With all due respect, we (PEO) have given an incomplete and simplistic depiction of the industrial exception situation to the press and may even have tended to trivialize it. It is not an issue of the design of guards and personnel safety on machines making widgets or “dangerous” common machine shop tools.
In Ontario, we have a large number of industrial employees, many of whom have the credentials to qualify for membership and do engineering as described by the Professional Engineers Act but shun membership. Engineering is also done by employees who would not be eligible for PEO membership. I would suggest that the vast majority of PEO members who work as employee engineers do so because membership gives them attractive resume credentials in the event they get “downsized.” Their jobs do not require membership and they work side by side with licensed and non-licensed folks doing the same work.

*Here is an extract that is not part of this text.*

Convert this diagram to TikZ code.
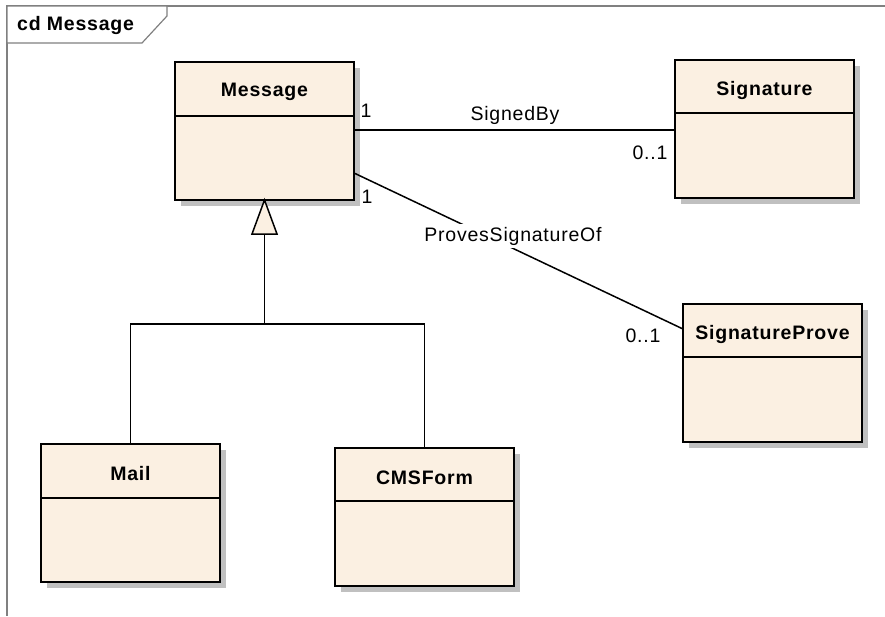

The reality is that large companies have internal engineering divisions and departments staffed with managers, supervisors and folks doing engineering that do not follow the practices and rigour that a Certificate of Authorization firm would if it did the exact same work for the “client” company for a fee. Does this protect the public? How, then, does PEO exercise its regulatory mandate? To my mind it does not and with the industrial exception it cannot.
Exempt in-house engineering is not limited to simple machinery and equipment to make products. One industry example: petroleum/petrochemical/refining involves the engineering of complex chemical processes, piping systems, safety shutdown systems, and systems that treat effluent or mitigate environmental impacts. If the standards, checks and procedures and qualifications (competence) in-house are less than those offered by an engineering firm offering the same services to that industry, public protection may well be compromised.
With carbon tax and cap and trade regulations imminent, exempt folks will engineer changes to “their employer’s facilities.” How will PEO fulfill its mandate to protect the public? Perhaps PEO should concentrate on regulating, disciplining and assuring the competence of those individuals and firms that provide engineering services to the public and pass the responsibility for industrially exempt engineering to the province. After all, it is the province that has legislated the exception. PEO can then be called upon by the province as an advisor in this matter if they deem it necessary.